Estimated cost of State High project increases by more than $25 million

Construction of “pod D” which will be classrooms begins in front of the old State College Area High School South Building on Wednesday, July 20, 2016.
Construction of “pod D” which will be classrooms begins in front of the old State College Area High School South Building on Wednesday, July 20, 2016.

State College Area School District plans to make State High a little bigger than what was originally proposed in construction project plans.

And with larger square footage comes a higher estimated cost of construction.

District administrators said they’re still trying to figure out a way to pay for it all that doesn’t go beyond expanding the original estimated budget.

Construction on the State College Area High School project broke ground about a year ago.

The plan is to demolish the school and replace it with a two-building campus at its current location on Westerly Parkway.

And district spokesman Chris Rosenblum said construction is on schedule.

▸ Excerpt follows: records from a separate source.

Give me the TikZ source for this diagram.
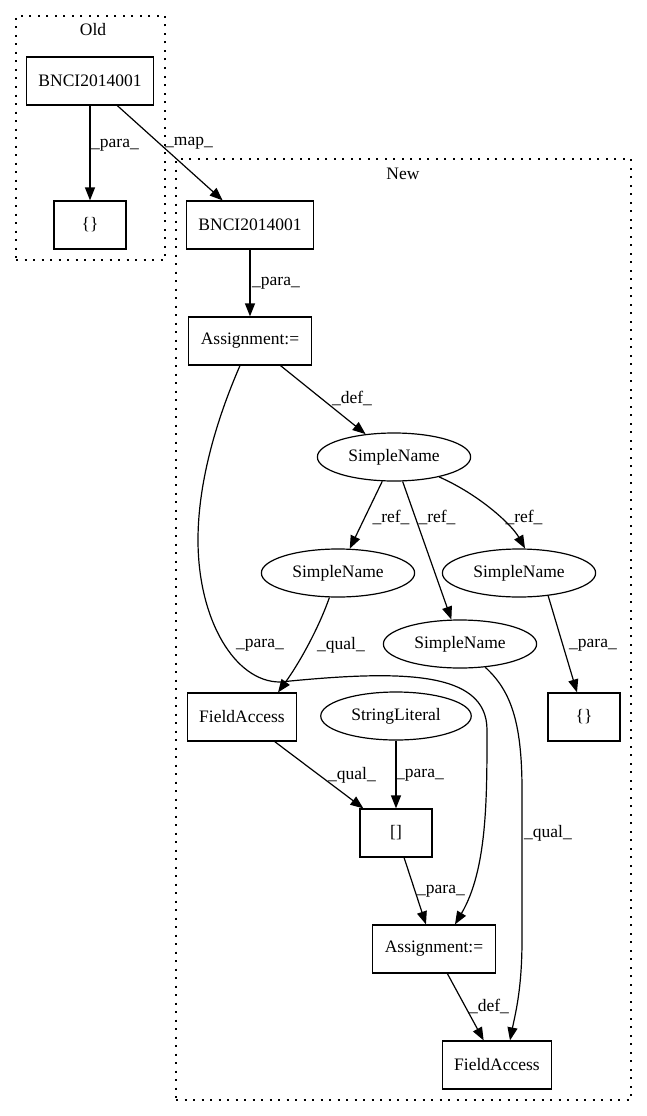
\documentclass[tikz,border=0pt]{standalone}
\usepackage{fontspec}
\setmainfont{Liberation Serif}
\usetikzlibrary{positioning, arrows.meta}
\usetikzlibrary{shapes.geometric}

\begin{document}
\begin{tikzpicture}[x=1pt, y=-1pt,
        every node/.style={font=\fontsize{17.5}{21}\selectfont},
        box/.style={draw, rectangle, line width=1.2pt, minimum height=48pt, minimum width=72pt, inner xsep=12pt},
        oval/.style={draw, ellipse, line width=1.2pt, minimum height=48pt, inner xsep=8.5pt},
        cluster/.style={draw, line width=1.2pt, dash pattern=on 2pt off 6.5pt},
        edge/.style={-{Triangle[length=13pt, width=10pt]}, line width=1.2pt},
        lbl/.style={inner sep=0pt}]
                \useasboundingbox (0,0) rectangle (647,1116);

                % clusters
                \node[cluster, minimum width=149pt, minimum height=244pt] (old) at (90.5,138) {};
                \node (oldlbl) at (93,30) {Old};
                \node[cluster, minimum width=455pt, minimum height=941pt] (new) at (403.5,629.5) {};
                \node (newlbl) at (403,174) {New};

                \node[box] (oB) at (90,81) {BNCI2014001};
                \node[box] (oE) at (90,225) {\{\}};
                \node[box] (nB) at (250,225) {BNCI2014001};
                \node[box] (a1) at (250,341) {Assignment:=};
                \node[oval] (sT) at (394,457) {SimpleName};
                \node[oval] (sL) at (338,573) {SimpleName};
                \node[oval] (sR) at (519,573) {SimpleName};
                \node[oval] (sM) at (460,644) {SimpleName};
                \node[box] (fA1) at (242,717) {FieldAccess};
                \node[oval] (lit) at (396,716) {StringLiteral};
                \node[box] (eR) at (584,717) {\{\}};
                \node[box] (br) at (396,833) {[]};
                \node[box] (a2) at (434,949) {Assignment:=};
                \node[box] (fA2) at (497,1065) {FieldAccess};

                \draw[edge] (oB) -- (oE) node[lbl] at (115,145) {\_para\_};
                \draw[edge] (oB) -- (nB) node[lbl] at (189,143) {\_map\_};
                \draw[edge] (nB) -- (a1) node[lbl] at (276,283) {\_para\_};
                \draw[edge] (a1) -- (sT) node[lbl] at (352,398) {\_def\_};
                \draw[edge] ([xshift=-10pt]a1.south) .. controls (225,400) and (198,470) .. (198,540)
                        .. controls (198,620) and (235,682) .. (280,682)
                        .. controls (400,670) and (487,670) .. (487,730)
                        .. controls (487,800) and (487,870) .. ([xshift=21pt]a2.north)
                        node[lbl] at (260,645) {\_para\_};
                \draw[edge] (sT) -- (sL) node[lbl] at (391,517) {\_ref\_};
                \draw[edge] (sT) -- (sM) node[lbl] at (437,517) {\_ref\_};
                \draw[edge] (sT) .. controls (480,495) and (512,525) .. ([xshift=6pt]sR.north) node[lbl] at (524,517) {\_ref\_};
                \draw[edge] (sL) .. controls (318,630) and (298,665) .. ([xshift=36pt]fA1.north) node[lbl] at (341,645) {\_qual\_};
                \draw[edge] (sR.-38) -- ([xshift=-7pt]eR.north) node[lbl] at (593,645) {\_para\_};
                \draw[edge] (sM) .. controls (510,690) and (522,720) .. (522,790) -- (522,940)
                        .. controls (522,990) and (515,1015) .. ([xshift=13pt]fA2.north)
                        node[lbl] at (548,833) {\_qual\_};
                \draw[edge] (fA1) -- (br) node[lbl] at (352,775) {\_qual\_};
                \draw[edge] (lit) -- (br) node[lbl] at (420,775) {\_para\_};
                \draw[edge] (br) -- (a2) node[lbl] at (441,891) {\_para\_};
                \draw[edge] (a2) -- (fA2) node[lbl] at (489,1006) {\_def\_};
            \end{tikzpicture}
\end{document}
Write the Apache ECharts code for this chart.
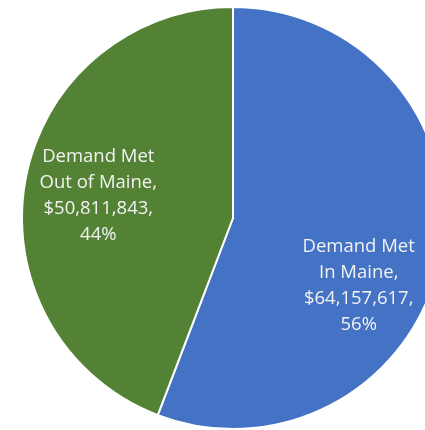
<!DOCTYPE html>
<html>
<head>
<meta charset="utf-8">
<script src="https://cdn.jsdelivr.net/npm/echarts@6/dist/echarts.min.js"></script>
<style>
  html, body { margin: 0; padding: 0; background: #fff; }
  #chart { width: 425px; height: 430px; }
</style>
</head>
<body>
<div id="chart"></div>
<script>
// data
var names = ['Demand Met\nIn Maine', 'Demand Met\nOut of Maine'];
var values = [64157617, 50811843];
var colors = ['#4472C4', '#548235'];
// label nudges so text sits where the original has it
var labelOffsets = [[19, 48], [-28, -3]];

var total = values.reduce(function (a, b) { return a + b; }, 0);

function fmtMoney(v) {
  return '$' + v.toString().replace(/\B(?=(\d{3})+(?!\d))/g, ',');
}

var chart = echarts.init(document.getElementById('chart'));

chart.setOption({
  animation: false,
  series: [{
    type: 'pie',
    center: [233, 218],
    radius: 211,
    startAngle: 90,
    clockwise: true,
    avoidLabelOverlap: false,
    itemStyle: { borderColor: '#fff', borderWidth: 2 },
    label: {
      position: 'inside',
      color: '#f2f2f2',
      fontFamily: 'Open Sans',
      fontSize: 18.5,
      lineHeight: 26,
      align: 'center',
      formatter: function (p) {
        var pct = Math.round(p.value / total * 100);
        return p.name + ',\n' + fmtMoney(p.value) + ',\n' + pct + '%';
      }
    },
    labelLine: { show: false },
    emphasis: { disabled: true },
    data: names.map(function (n, i) {
      return {
        name: n,
        value: values[i],
        itemStyle: { color: colors[i] },
        label: { offset: labelOffsets[i] }
      };
    })
  }]
});
</script>
</body>
</html>
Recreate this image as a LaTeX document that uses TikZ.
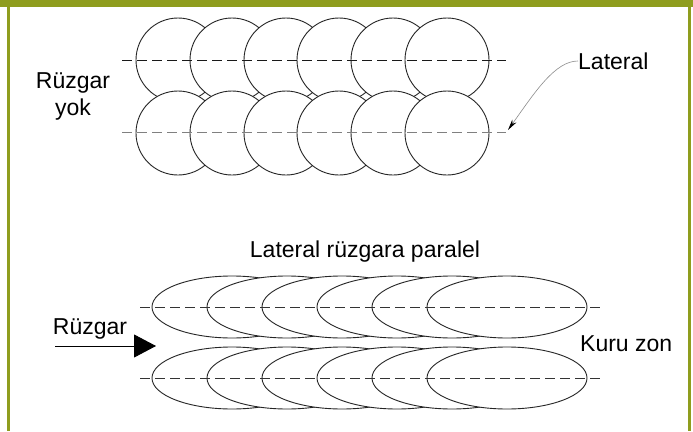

While estimated total costs exceed $140 million, district business manager Randy Brown said a total cost won’t be known until the end of the construction period — pending change orders.

“Fortunately change orders to date have resulted in a reduction to construction cost,” Brown said.

A change order is work added to or deleted from the original contract, which alters the original amount and/or completion date.

In the 2014 election, residents of the State College Area School District voted on a referendum for the district to borrow $85 million to finance the construction of a new high school on a then-estimated $115 million design.

“Although the budget did not officially increase above $115 (million), the cost estimates throughout the design phase reflected the increased square footage and resulting (in) increased costs,” Brown said in an emailed statement when asked why the estimated total increased by more than $25 million.

“The board approved square footage increases to the project for Delta high and middle levels, physical education and performing arts,” he added.

District Director of Physical Plant Ed Poprik said the referendum estimate was based on a 587,000-square-foot facility.

The current plan is about 660,000-square-feet.

Referendum debt will be repaid during a 25-year period, but the repayment period — or term of the remaining debt — has yet to be determined, Brown said.

The board also committed $10 million from capital reserve funds.

The remaining costs will be financed by debt, which will be repaid through the general operating budget, Brown said.

Brown said the district expects to pay for additional costs through tax millage included in the current budget as “other district debt service is retired in the upcoming years.”

The first graduating class from the completed school on Westerly Parkway will be the 2019-20 senior class. Starting in 2017-18, students will attend classes in completed portions of the school, Poprik said.

Britney Milazzo: 814-231-4648, @M11azzo

Summer construction

Work this summer will continue with foundation, masonry walls, structural steel framework and utility connections.

“You’ll be able to see the building footprints when students return,” Massaro Construction project manager Tim Jones said. “They’ll be fully established.”

District spokesman Chris Rosenblum said demolition will be completed on the main lower South Building classroom wing. In the fall, new construction at this location will begin to connect the four units to the rest of the facility.

Utility work will continue behind the South Building, along with some above-ground utility work in the North Building parking lot.

The plan is to minimize disruptions to school bus drop-offs and pick-ups in the fall, Rosenblum said.

Crews this summer will also lay stormwater pipes across Westerly Parkway near Welch Community Swimming Pool, and work on a stormwater detention basin on the site of the former driver’s education course on the north side.

The basin will collect roof and ground runoff from the site, Rosenblum said.

“As per (Environmental Protection Department) regulations, measures are in place to process muddy water from the construction site and keep it from entering the stormwater system,” Rosenblum said in an email. “Once the school is finished, absorbent grass and other vegetation will be planted on its banks.”

The loop drive around the back of South Building is closed for utility extensions and retaining wall construction, and all community pool parking is across the street at the north campus, district Director of Physical Plant Ed Poprik said.